Equality of operators

Shyan

Imagine we have two operators A and B on a complex hilbert space H such that:
[itex]
[A,B] \psi = (AB-BA) \psi=c \psi \ \ \ \ \psi \epsilon H \mbox{ and } c \epsilon C
[/itex]
Then can we say that [A,B] is the same as cI when I is the identity operator?Why?

Thanks

micromass

Let [itex]T,S:H\rightarrow H[/itex] (if you're working with unbounded operators then things change). By definition, we have

[tex]T=S[/tex]

if and only if

[tex]T\psi = S\psi[/tex]

for all [itex]\psi\in H[/itex].

So yes, in that case we can say [itex][A,B]=cI[/itex].

Shyan

So if we have unbounded operators,we should deal with the domains too?
Let D(I)=H and let one of A and B be unbounded.
What you tell now?
Thanks

Fredrik

@micromass: Shyan's questions are motivated by this thread, where there's some discussion about what's wrong with calculations like this one:
I don't understand the issues well enough (or just haven't thought it through enough) to write down a complete explanation of everything that's going on here, but it's clear that it has something to do with the domains of the operators.

micromass

I see. But in that case, [A,B] is only densely defined. So

[tex][A,B]\psi[/tex]

doesn't even make sense for all [itex]\psi \in H[/itex].

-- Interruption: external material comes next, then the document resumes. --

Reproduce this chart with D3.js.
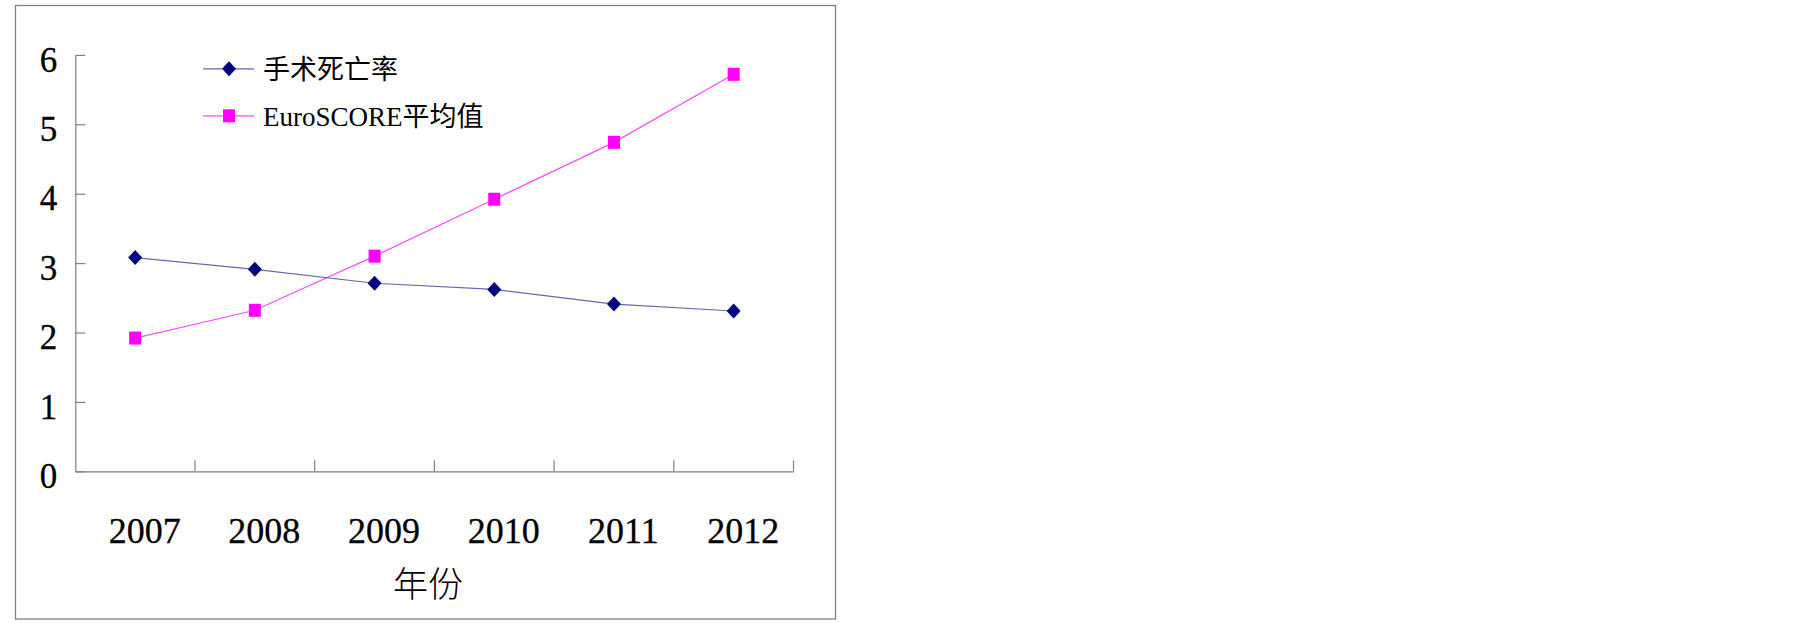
<!DOCTYPE html>
<html>
<head>
<meta charset="utf-8">
<script src="https://cdn.jsdelivr.net/npm/d3@7"></script>
<style>
    body { margin: 0; background: #fff; }
    .frame { fill: none; stroke: #808080; stroke-width: 1.3; }
    .axis path, .axis line { stroke: #808080; stroke-width: 1.2; }
    .axis text { font-family: "Liberation Serif", "Times New Roman", serif; fill: #000; }
    .legend text { font-family: "Liberation Serif", "Noto Sans CJK SC", serif; font-size: 27px; }
</style>
</head>
<body>
<script>
//chart data
var years = ["2007", "2008", "2009", "2010", "2011", "2012"];
var mortality = [3.08, 2.91, 2.71, 2.62, 2.41, 2.31];
var euroscore = [1.92, 2.32, 3.10, 3.92, 4.74, 5.72];
var yTicks = [0, 1, 2, 3, 4, 5, 6];
var seriesNames = ["手术死亡率", "EuroSCORE平均值"];
var xTitle = "年份";

window.onload = drawChart();

function drawChart(){
    var width = 1805,
        height = 623;

    var svg = d3.select("body")
        .append("svg")
        .attr("width", width)
        .attr("height", height);

    //outer chart frame
    svg.append("rect")
        .attr("class", "frame")
        .attr("x", 15.5)
        .attr("y", 5.5)
        .attr("width", 820)
        .attr("height", 613.5);

    //scales
    var x = d3.scaleBand()
        .domain(years)
        .range([75.3, 793.5]);

    var y = d3.scaleLinear()
        .domain([0, 6])
        .range([471.3, 54.9]);

    var cx = function(d, i){ return x(years[i]) + x.bandwidth() / 2; };

    //y axis with inward ticks
    var yAxis = svg.append("g")
        .attr("class", "axis")
        .attr("transform", "translate(" + x.range()[0] + ",0)")
        .call(d3.axisLeft(y)
            .tickValues(yTicks)
            .tickFormat(d3.format("d"))
            .tickSizeInner(-10)
            .tickSizeOuter(0)
            .tickPadding(18));
    yAxis.attr("font-family", null);
    yAxis.selectAll("text")
        .attr("font-size", "35px")
        .attr("stroke", "#000")
        .attr("stroke-width", 0.3)
        .attr("dy", "0.46em");

    //x axis: line plus category boundary ticks
    var xAxis = svg.append("g")
        .attr("class", "axis")
        .attr("transform", "translate(0," + y(0) + ")")
        .call(d3.axisBottom(x)
            .tickSize(0)
            .tickSizeOuter(0)
            .tickPadding(0));
    xAxis.attr("font-family", null);
    xAxis.selectAll("text")
        .attr("font-size", "36px")
        .attr("stroke", "#000")
        .attr("stroke-width", 0.3)
        .attr("dx", "9.5")
        .attr("dy", null)
        .attr("y", 72);

    xAxis.selectAll(".bound")
        .data(years)
        .enter()
        .append("line")
        .attr("class", "bound")
        .attr("x1", function(d){ return x(d) + x.bandwidth(); })
        .attr("x2", function(d){ return x(d) + x.bandwidth(); })
        .attr("y1", 0)
        .attr("y2", -11);

    //x axis title
    svg.append("text")
        .attr("x", 428)
        .attr("y", 597)
        .attr("text-anchor", "middle")
        .attr("font-family", "Noto Sans CJK SC")
        .attr("font-weight", 300)
        .attr("font-size", "35px")
        .text(xTitle);

    //lines
    var line = d3.line()
        .x(cx)
        .y(function(d){ return y(d); });

    svg.append("path")
        .datum(mortality)
        .attr("fill", "none")
        .attr("stroke", "#000080")
        .attr("stroke-opacity", 0.6)
        .attr("stroke-width", 1.2)
        .attr("d", line);

    svg.append("path")
        .datum(euroscore)
        .attr("fill", "none")
        .attr("stroke", "#ff00ff")
        .attr("stroke-opacity", 0.7)
        .attr("stroke-width", 1.2)
        .attr("d", line);

    //markers
    var diamond = "M0,-7.5L7,0L0,7.5L-7,0Z";

    svg.selectAll(".diamond")
        .data(mortality)
        .enter()
        .append("path")
        .attr("class", "diamond")
        .attr("d", diamond)
        .attr("fill", "#000080")
        .attr("transform", function(d, i){
            return "translate(" + cx(d, i) + "," + y(d) + ")";
        });

    svg.selectAll(".square")
        .data(euroscore)
        .enter()
        .append("rect")
        .attr("class", "square")
        .attr("x", function(d, i){ return cx(d, i) - 6; })
        .attr("y", function(d){ return y(d) - 6.5; })
        .attr("width", 12)
        .attr("height", 13)
        .attr("fill", "#ff00ff");

    //legend
    var legend = svg.append("g")
        .attr("class", "legend");

    var items = legend.selectAll(".item")
        .data(seriesNames)
        .enter()
        .append("g")
        .attr("class", "item")
        .attr("transform", function(d, i){
            return "translate(203," + (68.8 + i * 47) + ")";
        });

    items.append("line")
        .attr("x1", 0)
        .attr("x2", 51)
        .attr("stroke", function(d, i){ return i == 0 ? "#000080" : "#ff00ff"; })
        .attr("stroke-opacity", function(d, i){ return i == 0 ? 0.6 : 0.7; })
        .attr("stroke-width", 1.2);

    items.filter(function(d, i){ return i == 0; })
        .append("path")
        .attr("d", diamond)
        .attr("fill", "#000080")
        .attr("transform", "translate(26,0)");

    items.filter(function(d, i){ return i == 1; })
        .append("rect")
        .attr("x", 20)
        .attr("y", -6.5)
        .attr("width", 12)
        .attr("height", 13)
        .attr("fill", "#ff00ff");

    items.append("text")
        .attr("x", 60)
        .attr("dy", "0.36em")
        .text(function(d){ return d; });
};
</script>
</body>
</html>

And since [itex]I[/itex] is everywhere defined, we can never have [itex][A,B]=cI[/itex]. We can only have [itex][A,B]\subset cI[/itex].

Shyan

Yes,But we can define an identity operator with the same domain as [A,B] and do the calculations.Or we can choose a vector from [A,B]'s domain.So what you say doesn't solve the problem.

P.S.
Ok guys,looks like here's going to be the same discussion as the topic related to that paradox,so I guess you guys may want to lock this one.

micromass

What problem??
It's probably not a good idea to have two threads on the same topic. So I'm going to lock this thread and ask that we discuss this further in the thread that Fredrik linked.